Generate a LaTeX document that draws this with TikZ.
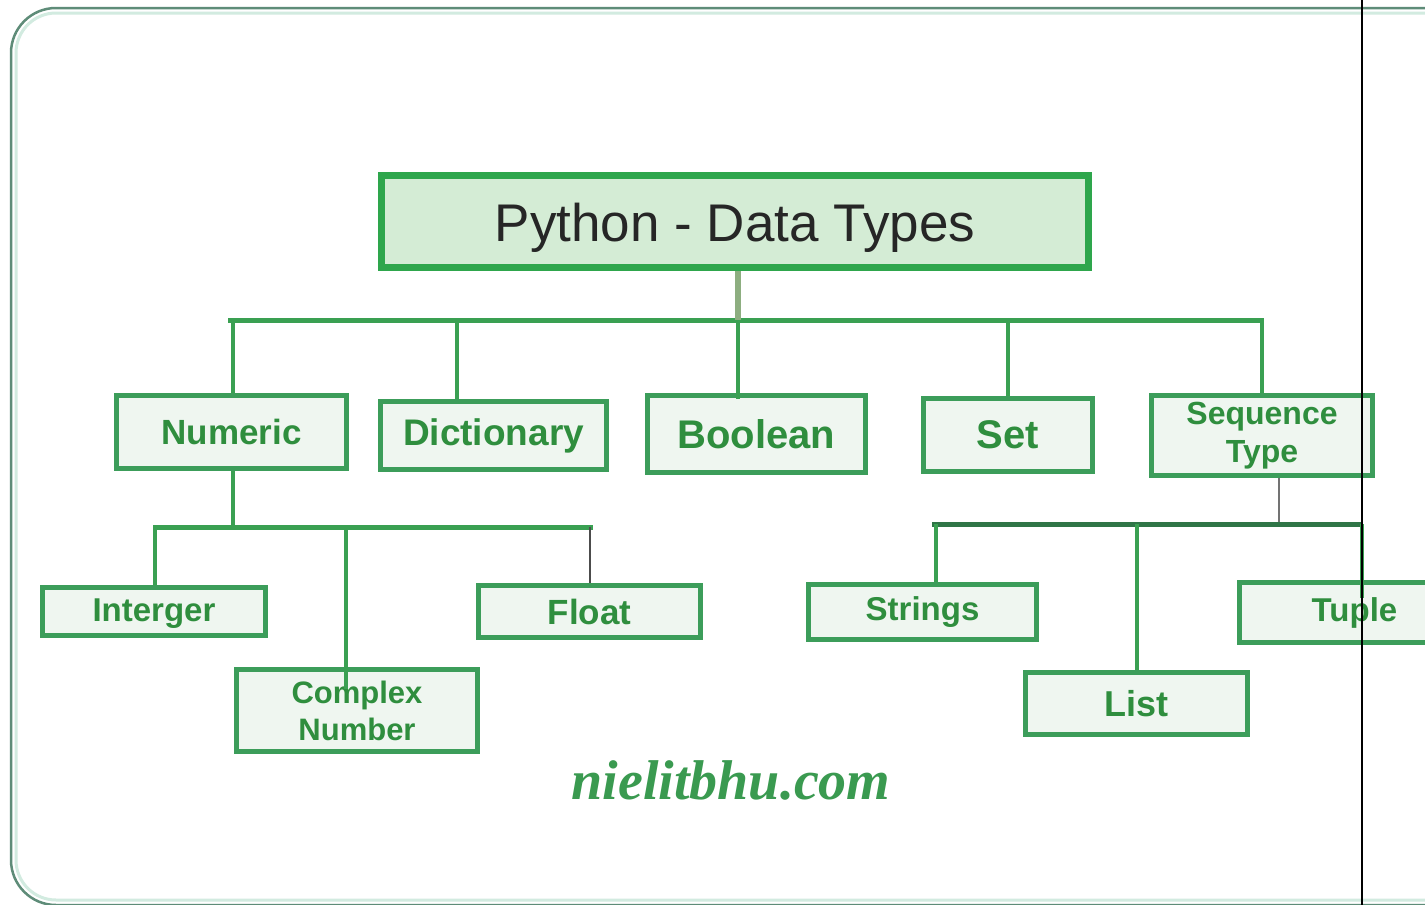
\documentclass[tikz,border=0pt]{standalone}
\usepackage{fontspec}
\setmainfont{Liberation Sans}
\newfontfamily\markfont{Liberation Serif}
\usetikzlibrary{calc}
\definecolor{frameline}{HTML}{5E8C78}
\definecolor{frameglow}{HTML}{D2EBE0}
\definecolor{boxline}{HTML}{3C9D5A}
\definecolor{titleline}{HTML}{2EA64C}
\definecolor{titlefill}{HTML}{D4ECD5}
\definecolor{boxfill}{HTML}{EFF6F0}
\definecolor{labelgreen}{HTML}{2F8E3E}
\definecolor{busgreen}{HTML}{3AA052}
\definecolor{stemgrey}{HTML}{8DAE80}
\definecolor{seqbus}{HTML}{2F7547}
\definecolor{marktext}{HTML}{3A9A50}
\begin{document}
\begin{tikzpicture}[x=1pt,y=-1pt,
  typebox/.style={draw=boxline, line width=5pt, fill=boxfill, inner sep=0pt,
    text=labelgreen, align=center},
  fs/.style 2 args={font=\fontsize{#1}{#2}\selectfont\bfseries},
  titlebox/.style={draw=titleline, line width=7pt, fill=titlefill, inner sep=0pt,
    text=black!85, font=\fontsize{53}{58}\selectfont},
  bus/.style={draw=busgreen, line width=5pt},
  drop/.style={draw=busgreen, line width=4pt},
  thinlink/.style={draw=black!70, line width=1.5pt},
  seqlink/.style={draw=black!55, line width=2pt},
  seqbusline/.style={draw=seqbus, line width=5pt}
]
\useasboundingbox (0,0) rectangle (1425,905);
\fill[white] (0,0) rectangle (1425,905);

% outer rounded frame (runs off the right and bottom edges)
\draw[frameglow, line width=3pt, rounded corners=40pt] (16,13) rectangle (1480,900);
\draw[frameline, line width=2.5pt, rounded corners=45pt] (11,8) rectangle (1480,905);

% top-level bus
\coordinate (busL) at (228,320);
\coordinate (busR) at (1264,320);
\coordinate (stem) at (738,320);
\coordinate (dNum) at (233,320);
\coordinate (dDict) at (457,320);
\coordinate (dSet) at (1008,320);
\coordinate (dSeq) at (1262,320);

% numeric sub-bus
\coordinate (nStem) at (233,527);
\coordinate (nbL) at (153,527);
\coordinate (nbR) at (593,527);
\coordinate (dInt) at (155,527);
\coordinate (dCpx) at (346,527);
\coordinate (dFlt) at (590,527);

% sequence sub-bus
\coordinate (sStem) at (1279,524);
\coordinate (sbL) at (932,524);
\coordinate (sbR) at (1362,524);
\coordinate (dStr) at (936,524);
\coordinate (dLst) at (1137,524);
\coordinate (dTup) at (1362,524);

% nodes
\node[titlebox, minimum width=707pt, minimum height=92pt] (title) at (735,221.5) {\raisebox{-20pt}[0pt][0pt]{Python - Data Types}};

\node[typebox, fs={35}{38}, minimum width=230pt, minimum height=73pt] (num) at (231.5,432) {Numeric};
\node[typebox, fs={37}{40}, minimum width=226pt, minimum height=68pt] (dict) at (493.5,435.5) {Dictionary};
\node[typebox, fs={40}{44}, minimum width=218pt, minimum height=77pt] (bool) at (756.5,434) {Boolean};
\node[typebox, fs={40}{44}, minimum width=169pt, minimum height=73pt] (set) at (1008,435) {Set};
\node[typebox, fs={32}{38}, minimum width=221pt, minimum height=80pt] (seq) at (1262,435.5) {Sequence\\[0pt]Type};

\node[typebox, fs={33}{36}, minimum width=223pt, minimum height=48pt] (int) at (154,611.5) {\raisebox{-10pt}[0pt][0pt]{Interger}};
\node[typebox, fs={31}{37}, minimum width=241pt, minimum height=82pt] (cpx) at (357,710.5) {Complex\\Number};
\node[typebox, fs={35}{38}, minimum width=222pt, minimum height=52pt] (flt) at (589.5,611.5) {Float};

\node[typebox, fs={33}{36}, minimum width=228pt, minimum height=55pt] (str) at (922.5,612) {Strings};
\node[typebox, fs={36}{40}, minimum width=222pt, minimum height=62pt] (lst) at (1136.5,703.5) {List};
\node[typebox, fs={33}{36}, minimum width=231pt, minimum height=60pt] (tup) at (1354.5,612.5) {Tuple};

% top-level connectors
\draw[bus] (busL) -- (busR);
\draw[stemgrey, line width=6pt] (stem |- title.south) -- (stem);
\draw[drop] (stem) -- ($(stem |- bool.north)+(0,6)$);
\draw[drop] (dNum) -- (dNum |- num.north);
\draw[drop] (dDict) -- (dDict |- dict.north);
\draw[drop] (dSet) -- (dSet |- set.north);
\draw[drop] (dSeq) -- (dSeq |- seq.north);

% numeric branch
\draw[drop] (nStem |- num.south) -- (nStem);
\draw[bus] (nbL) -- (nbR);
\draw[drop] (dInt) -- (dInt |- int.north);
\draw[drop] (dCpx) -- ($(dCpx |- cpx.north)+(0,22)$);
\draw[thinlink] (dFlt) -- (dFlt |- flt.north);

% sequence branch
\draw[seqlink] (sStem |- seq.south) -- (sStem);
\draw[seqbusline] (sbL) -- (sbR);
\draw[drop] (dStr) -- (dStr |- str.north);
\draw[drop] (dLst) -- (dLst |- lst.north);
\draw[drop] (dTup) -- ($(dTup |- tup.north)+(0,18)$);

% site mark
\node[text=marktext, font=\markfont\bfseries\itshape\fontsize{56}{60}\selectfont] (mark) at (731,780) {nielitbhu.com};

% thin vertical rule
\coordinate (ruleTop) at (1362,0);
\coordinate (ruleBot) at (1362,905);
\draw[black, line width=1.5pt] (ruleTop) -- (ruleBot);
\end{tikzpicture}
\end{document}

_ _ _

--- Problem ---
Return the whole listing, word for word, and leave out every picture.

--- Task result ---
Generate a LaTeX document that draws this with TikZ.
\documentclass[tikz,border=0pt]{standalone}
\usepackage{fontspec}
\setmainfont{Liberation Sans}
\newfontfamily\markfont{Liberation Serif}
\usetikzlibrary{calc}
\definecolor{frameline}{HTML}{5E8C78}
\definecolor{frameglow}{HTML}{D2EBE0}
\definecolor{boxline}{HTML}{3C9D5A}
\definecolor{titleline}{HTML}{2EA64C}
\definecolor{titlefill}{HTML}{D4ECD5}
\definecolor{boxfill}{HTML}{EFF6F0}
\definecolor{labelgreen}{HTML}{2F8E3E}
\definecolor{busgreen}{HTML}{3AA052}
\definecolor{stemgrey}{HTML}{8DAE80}
\definecolor{seqbus}{HTML}{2F7547}
\definecolor{marktext}{HTML}{3A9A50}
\begin{document}
\begin{tikzpicture}[x=1pt,y=-1pt,
  typebox/.style={draw=boxline, line width=5pt, fill=boxfill, inner sep=0pt,
    text=labelgreen, align=center},
  fs/.style 2 args={font=\fontsize{#1}{#2}\selectfont\bfseries},
  titlebox/.style={draw=titleline, line width=7pt, fill=titlefill, inner sep=0pt,
    text=black!85, font=\fontsize{53}{58}\selectfont},
  bus/.style={draw=busgreen, line width=5pt},
  drop/.style={draw=busgreen, line width=4pt},
  thinlink/.style={draw=black!70, line width=1.5pt},
  seqlink/.style={draw=black!55, line width=2pt},
  seqbusline/.style={draw=seqbus, line width=5pt}
]
\useasboundingbox (0,0) rectangle (1425,905);
\fill[white] (0,0) rectangle (1425,905);

% outer rounded frame (runs off the right and bottom edges)
\draw[frameglow, line width=3pt, rounded corners=40pt] (16,13) rectangle (1480,900);
\draw[frameline, line width=2.5pt, rounded corners=45pt] (11,8) rectangle (1480,905);

% top-level bus
\coordinate (busL) at (228,320);
\coordinate (busR) at (1264,320);
\coordinate (stem) at (738,320);
\coordinate (dNum) at (233,320);
\coordinate (dDict) at (457,320);
\coordinate (dSet) at (1008,320);
\coordinate (dSeq) at (1262,320);

% numeric sub-bus
\coordinate (nStem) at (233,527);
\coordinate (nbL) at (153,527);
\coordinate (nbR) at (593,527);
\coordinate (dInt) at (155,527);
\coordinate (dCpx) at (346,527);
\coordinate (dFlt) at (590,527);

% sequence sub-bus
\coordinate (sStem) at (1279,524);
\coordinate (sbL) at (932,524);
\coordinate (sbR) at (1362,524);
\coordinate (dStr) at (936,524);
\coordinate (dLst) at (1137,524);
\coordinate (dTup) at (1362,524);

% nodes
\node[titlebox, minimum width=707pt, minimum height=92pt] (title) at (735,221.5) {\raisebox{-20pt}[0pt][0pt]{Python - Data Types}};

\node[typebox, fs={35}{38}, minimum width=230pt, minimum height=73pt] (num) at (231.5,432) {Numeric};
\node[typebox, fs={37}{40}, minimum width=226pt, minimum height=68pt] (dict) at (493.5,435.5) {Dictionary};
\node[typebox, fs={40}{44}, minimum width=218pt, minimum height=77pt] (bool) at (756.5,434) {Boolean};
\node[typebox, fs={40}{44}, minimum width=169pt, minimum height=73pt] (set) at (1008,435) {Set};
\node[typebox, fs={32}{38}, minimum width=221pt, minimum height=80pt] (seq) at (1262,435.5) {Sequence\\[0pt]Type};

\node[typebox, fs={33}{36}, minimum width=223pt, minimum height=48pt] (int) at (154,611.5) {\raisebox{-10pt}[0pt][0pt]{Interger}};
\node[typebox, fs={31}{37}, minimum width=241pt, minimum height=82pt] (cpx) at (357,710.5) {Complex\\Number};
\node[typebox, fs={35}{38}, minimum width=222pt, minimum height=52pt] (flt) at (589.5,611.5) {Float};

\node[typebox, fs={33}{36}, minimum width=228pt, minimum height=55pt] (str) at (922.5,612) {Strings};
\node[typebox, fs={36}{40}, minimum width=222pt, minimum height=62pt] (lst) at (1136.5,703.5) {List};
\node[typebox, fs={33}{36}, minimum width=231pt, minimum height=60pt] (tup) at (1354.5,612.5) {Tuple};

% top-level connectors
\draw[bus] (busL) -- (busR);
\draw[stemgrey, line width=6pt] (stem |- title.south) -- (stem);
\draw[drop] (stem) -- ($(stem |- bool.north)+(0,6)$);
\draw[drop] (dNum) -- (dNum |- num.north);
\draw[drop] (dDict) -- (dDict |- dict.north);
\draw[drop] (dSet) -- (dSet |- set.north);
\draw[drop] (dSeq) -- (dSeq |- seq.north);

% numeric branch
\draw[drop] (nStem |- num.south) -- (nStem);
\draw[bus] (nbL) -- (nbR);
\draw[drop] (dInt) -- (dInt |- int.north);
\draw[drop] (dCpx) -- ($(dCpx |- cpx.north)+(0,22)$);
\draw[thinlink] (dFlt) -- (dFlt |- flt.north);

% sequence branch
\draw[seqlink] (sStem |- seq.south) -- (sStem);
\draw[seqbusline] (sbL) -- (sbR);
\draw[drop] (dStr) -- (dStr |- str.north);
\draw[drop] (dLst) -- (dLst |- lst.north);
\draw[drop] (dTup) -- ($(dTup |- tup.north)+(0,18)$);

% site mark
\node[text=marktext, font=\markfont\bfseries\itshape\fontsize{56}{60}\selectfont] (mark) at (731,780) {nielitbhu.com};

% thin vertical rule
\coordinate (ruleTop) at (1362,0);
\coordinate (ruleBot) at (1362,905);
\draw[black, line width=1.5pt] (ruleTop) -- (ruleBot);
\end{tikzpicture}
\end{document}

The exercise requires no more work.